Wife: “That one woman put on a bracelet and I think she’s trying to steal it.”
Me: “So? Who cares? Get her to take the rest of it too.”
Wife: “You gave me that.”
Me: “You don’t like it and haven’t worn it in ten years.”
Not only don’t I need to ever have a yard sale again but I also don’t need to go shop other’s garbage. I’ve got plenty of my own thanks. In fact, if I start going to yard sales I have a strategy. I’m going to load up my car at home with junk and then visit busy sales. If I’m careful I figure I can slip stuff from my car and leave it at the sale for someone else to worry about.
Mechanic: “How much for the weed whacker?”
Host: “What weed whacker?”
Mechanic: “The Ryobi weed whacker.”
Host: “Honey, where did we get the weed whacker?”
Honey: “What weed whacker?”
Me (driving away): Snickering.
I think you nailed this one. You had me laughing out loud. This is pretty big around here in the summer too.
This was a funny one, Pete!! The jewelry and weed whacker exchanges almost set off my PBA. I too had a yard sale – Once!! I think most normal people stop at one for the same reasons you mention – too much work, not enough revenue, and STILL a pile of junk to dispose of at the end.

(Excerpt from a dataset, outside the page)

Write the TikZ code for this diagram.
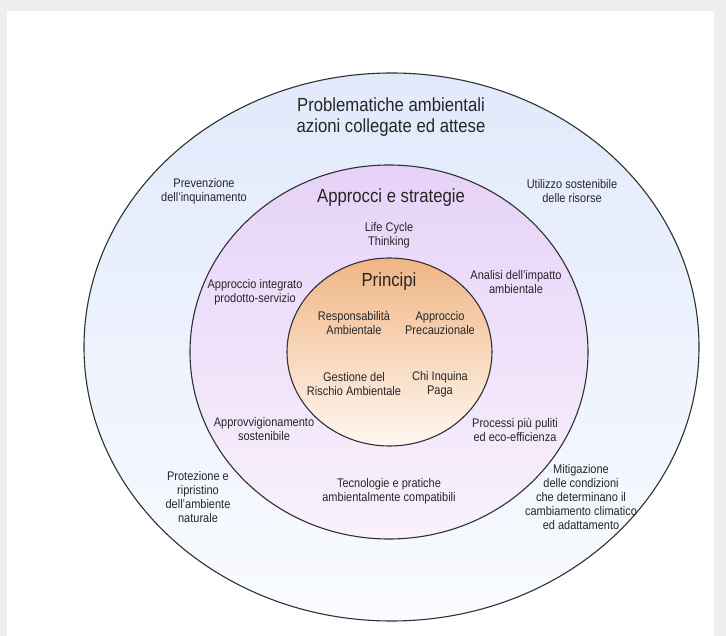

I hope others enjoyed this as well.
Pete, this is a treasure! I found that the crummier something is, the faster it goes. My mom was unable to purge so she gifted me with her junk. She would say thinks like, ‘What did you do with that piece of screen?’ Gone for 5 cents! Life yard sale lessons: 1) once you give it away, it’s none of your business what happened to it; 2) a free pile makes all kinds of stuff go away that you don’t need to put back in your garage; 3) if you haven’t used it in 6 months, let someone else get value; 4) donate to Habitat for Humanity or other donation service; and finally 5) clean up your stuff and stop squirreling away every piece of Ethernet cable you own, otherwise, we will see you on the 2020 season of Hoarders.